REAL ESTATE FUNDS

Mexico 2018 | FINANCE | B2B

Evolving investment programs and models are financing Mexico's real estate sector.

Jorge Ávalos Carpinteyro
JORGE ÁVALOS CARPINTEYRO
CEO
Fibra MTY
Andreu Cors
ANDREU CORS
Managing Partner
Gava Capital

How will your new programs and structures help expand your businesses?

JORGE ÁVALOS CARPINTEYRO “Programa Multivalor" is similar to what the Americans did in the mid-1980s with a structure called at the market (ATM) programs. Before ATMs existed, most of the listed real estate investment trusts (REITs) in the US used to access the capital markets through follow-ons, which involved high costs and several months of structuring. Typically, the issuances were in big amounts to mitigate those huge costs. The capital structure of FIBRAs was inefficient since most of the follow-ons involved large amounts of cash that was invested in treasuries, which created a negative carry for the dividend yield. With the existence of this Programa Multivalor, the issuances will be used to cover acquisitions that are under negotiation, and it will likely take no more than six months to deploy that money in an investment. Fibra Mty was the first FIBRA to get an approval for a domestic Programa Multivalor for an amount of up to MXN10 billion (USD525.3 million) through a five-year period. We did the first issuance in August 2017 for MXN1.5 billion (USD78.8 million). Of that, we have already invested more than 40% of those resources. In this regard, we have used an efficient capital structure, and our strategy has always been to deliver our promises and align with our stockholders. It is important for us to be perceived as a company that has an orderly strategy with predictable cash flows.
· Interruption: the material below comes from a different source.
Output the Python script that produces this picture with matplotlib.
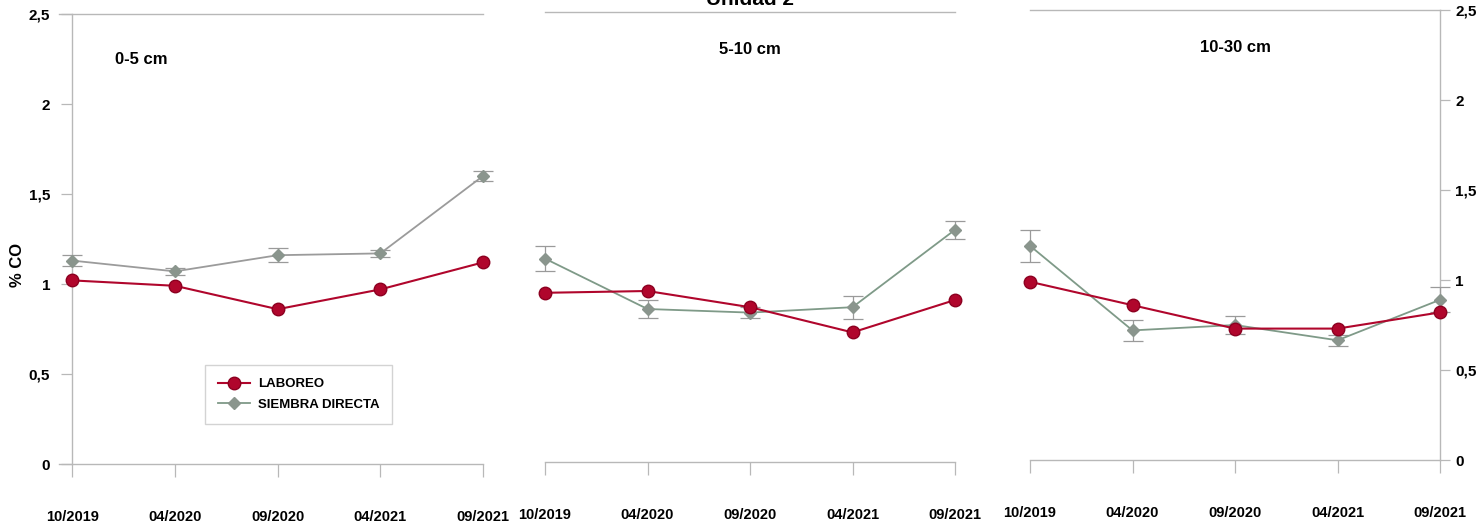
import matplotlib
matplotlib.use("Agg")
import matplotlib.pyplot as plt
from matplotlib.lines import Line2D
from matplotlib.ticker import FixedLocator, FuncFormatter

fechas = ["10/2019", "04/2020", "09/2020", "04/2021", "09/2021"]
profundidades = ["0-5 cm", "5-10 cm", "10-30 cm"]

laboreo = [
    [1.02, 0.99, 0.86, 0.97, 1.12],
    [0.94, 0.95, 0.86, 0.72, 0.90],
    [0.99, 0.86, 0.73, 0.73, 0.82],
]
siembra_directa = [
    [1.13, 1.07, 1.16, 1.17, 1.60],
    [1.13, 0.85, 0.83, 0.86, 1.29],
    [1.19, 0.72, 0.75, 0.665, 0.89],
]
error_sd = [
    [0.03, 0.02, 0.04, 0.02, 0.03],
    [0.07, 0.05, 0.03, 0.065, 0.05],
    [0.09, 0.06, 0.05, 0.03, 0.07],
]
titulo = "Unidad 2"
etiqueta_y = "% CO"
yticks = [0, 0.5, 1, 1.5, 2, 2.5]

W, H = 1483, 524
fig = plt.figure(figsize=(W / 100, H / 100), dpi=100)

FUENTE = ["Liberation Sans", "DejaVu Sans"]

ROJO = "#b0062c"
GRIS_LINEA = ["#9b9b9b", "#7f9a88", "#7f9a88"]
GRIS_MARCA = "#8a958d"
EJE = "#b8b8b8"

# (left x, right x, top y, bottom y) in pixels for each panel
cajas = [(59, 483, 14, 464), (545, 955, 12, 462), (1030, 1440, 10, 460)]


def coma(v, pos=None):
    return f"{v:g}".replace(".", ",")


for i, (x0, x1, yt, yb) in enumerate(cajas):
    ax = fig.add_axes([x0 / W, 1 - yb / H, (x1 - x0) / W, (yb - yt) / H])
    xs = list(range(len(fechas)))
    ax.set_ylim(0, 2.5)
    if i == 0:
        ax.set_xlim(-0.13, 4.0)
    else:
        ax.set_xlim(0, 4.0)

    ax.errorbar(xs, siembra_directa[i], yerr=error_sd[i], color=GRIS_LINEA[i],
                lw=1.3, marker="D", ms=6, mfc=GRIS_MARCA, mec=GRIS_MARCA,
                ecolor="#9a9a9a", elinewidth=0.9, capsize=7, capthick=0.9,
                clip_on=False, zorder=3)
    ax.plot(xs, laboreo[i], color=ROJO, lw=1.5, marker="o", ms=9,
            mfc=ROJO, mec="#8c0020", clip_on=False, zorder=4)

    for s in ax.spines.values():
        s.set_color(EJE)
        s.set_linewidth(1.0)
    ax.spines["right"].set_visible(i == 2)
    ax.spines["left"].set_visible(i == 0)
    if i == 0:
        ax.spines["left"].set_position(("data", 0))

    ax.xaxis.set_major_locator(FixedLocator(xs))
    ax.set_xticklabels(fechas, fontfamily=FUENTE, fontweight="bold", fontsize=10.5)
    ax.tick_params(axis="x", direction="out", length=9, width=0.9, color=EJE, pad=24)

    if i in (0, 2):
        if i == 2:
            ax.yaxis.tick_right()
        ax.yaxis.set_major_locator(FixedLocator(yticks))
        ax.yaxis.set_major_formatter(FuncFormatter(coma))
        ax.tick_params(axis="y", direction="out", length=8 if i == 0 else 7,
                       width=0.9, color=EJE, pad=8 if i == 0 else 4)
        for t in ax.get_yticklabels():
            t.set_fontfamily(FUENTE)
            t.set_fontweight("bold")
            t.set_fontsize(11)
    else:
        ax.set_yticks([])

    if i == 0:
        ax.text(0.42, 2.25, profundidades[i], fontfamily=FUENTE, fontweight="bold",
                fontsize=12, ha="left", va="center")
    else:
        ax.text(2.0, 2.29, profundidades[i], fontfamily=FUENTE, fontweight="bold",
                fontsize=12, ha="center", va="center")

    if i == 0:
        manejadores = [
            Line2D([0], [0], color=ROJO, lw=1.5, marker="o", ms=9, mfc=ROJO, mec="#8c0020"),
            Line2D([0], [0], color=GRIS_LINEA[1], lw=1.3, marker="D", ms=6,
                   mfc=GRIS_MARCA, mec=GRIS_MARCA),
        ]
        leg = ax.legend(manejadores, ["LABOREO", "SIEMBRA DIRECTA"],
                        loc="upper left", bbox_to_anchor=(0.344, 0.22),
                        frameon=True, fancybox=False, shadow=False,
                        prop={"family": FUENTE, "weight": "bold", "size": 9.5},
                        handlelength=2.4, handletextpad=0.6, borderpad=1.0,
                        labelspacing=0.6, borderaxespad=0)
        leg.get_frame().set_edgecolor("#c8c8c8")
        leg.get_frame().set_linewidth(1.0)
        leg.set_zorder(5)

fig.text(18 / W, 1 - 265 / H, etiqueta_y, rotation=90, ha="center", va="center",
         fontfamily=FUENTE, fontweight="bold", fontsize=12)
fig.text(750 / W, 1 - 5 / H, titulo, ha="center", va="baseline",
         fontfamily=FUENTE, fontweight="bold", fontsize=15)

fig.savefig("out.png", dpi=100, facecolor="white")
ANDREU CORS The focus of Gava and the way that we operate has not changed; we simply transitioned to a different type of investor. We started Gava in 2009, and our original investors were family offices from Monterrey. We created a track record with local investors, people who knew and trusted me and my partner. We then continued to raise funds every 12-18 months for the projects we were going to support. Issuing capital development certificates allows us to have more long-term money and attract investors with a longer view. We set a certain amount of money that we need to raise and the deadline to spend it. We raised MXN2.5 billion (USD131 million) and have five years to invest it. After that investment period, we have a 12-year period where we need to exit the fund or sell all the assets. Therefore, there is a longer-term perspective than the typical investment from family offices. It comes with pros and cons; a positive aspect that we had before with family offices was more flexibility in terms of governance and decision-making. In addition, all the projects are combined together; if one project is unsuccessful, it diminishes the returns of the rest, which makes it harder to achieve a higher rate. On the positive side, if we do a great job on delivering what we promised to our investors, there is a large sum of money going to pension funds. This means that we could be raising a fund twice the size of what we did before just two or three years down the road.

What opportunities do you see across the sector?
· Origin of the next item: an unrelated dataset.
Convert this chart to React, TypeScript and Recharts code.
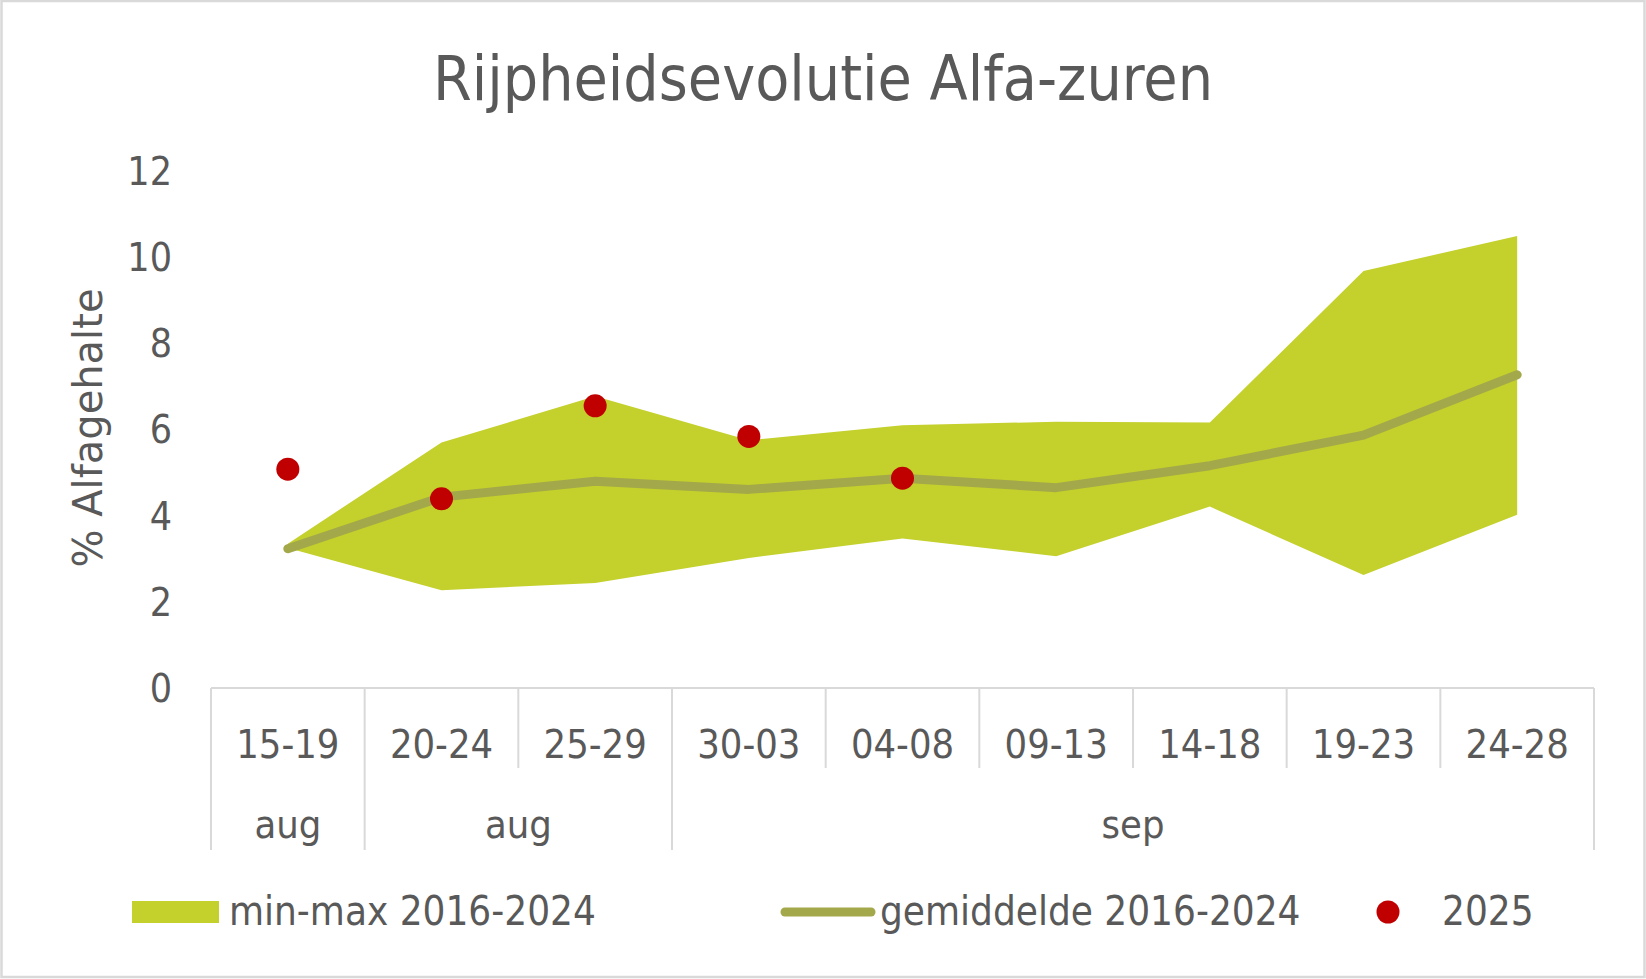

JAC We do see other opportunities, though we only want to specialize in corporate real estate in office and industrial buildings. We know that some domestic and international institutional investors have been active in the multifamily market, especially in the rent market since it is still small in Mexico and has a great deal of growth potential. In terms of geographical diversification, we want to concentrate on primary northern cities and the Bajío area. We want to maintain a mix between 60-70% of our revenues in dollar terms with a mix of 60% office and 40% industrial buildings.

AC It is a niche game in real estate. In one city there might be numerous opportunities while in another city it could be the complete opposite. We are a national player developing in 15 cities in Mexico, and every city has opportunities as well as areas that are not worth developing. We focus on what we do, which is for-sale housing; we do not do hotels or shopping centers. Certain areas are extremely urban, and in order to maximize returns, we have to develop apartments that also have offices and retail. We see opportunity in middle- to high-income housing and play in the middle range from MXN1-5 million (USD52,000-262,000). There is high demand in that segment in Mexico, and the mortgage penetration rate is low. We see opportunity in that sector, specifically in cities that have populations close to 1 million.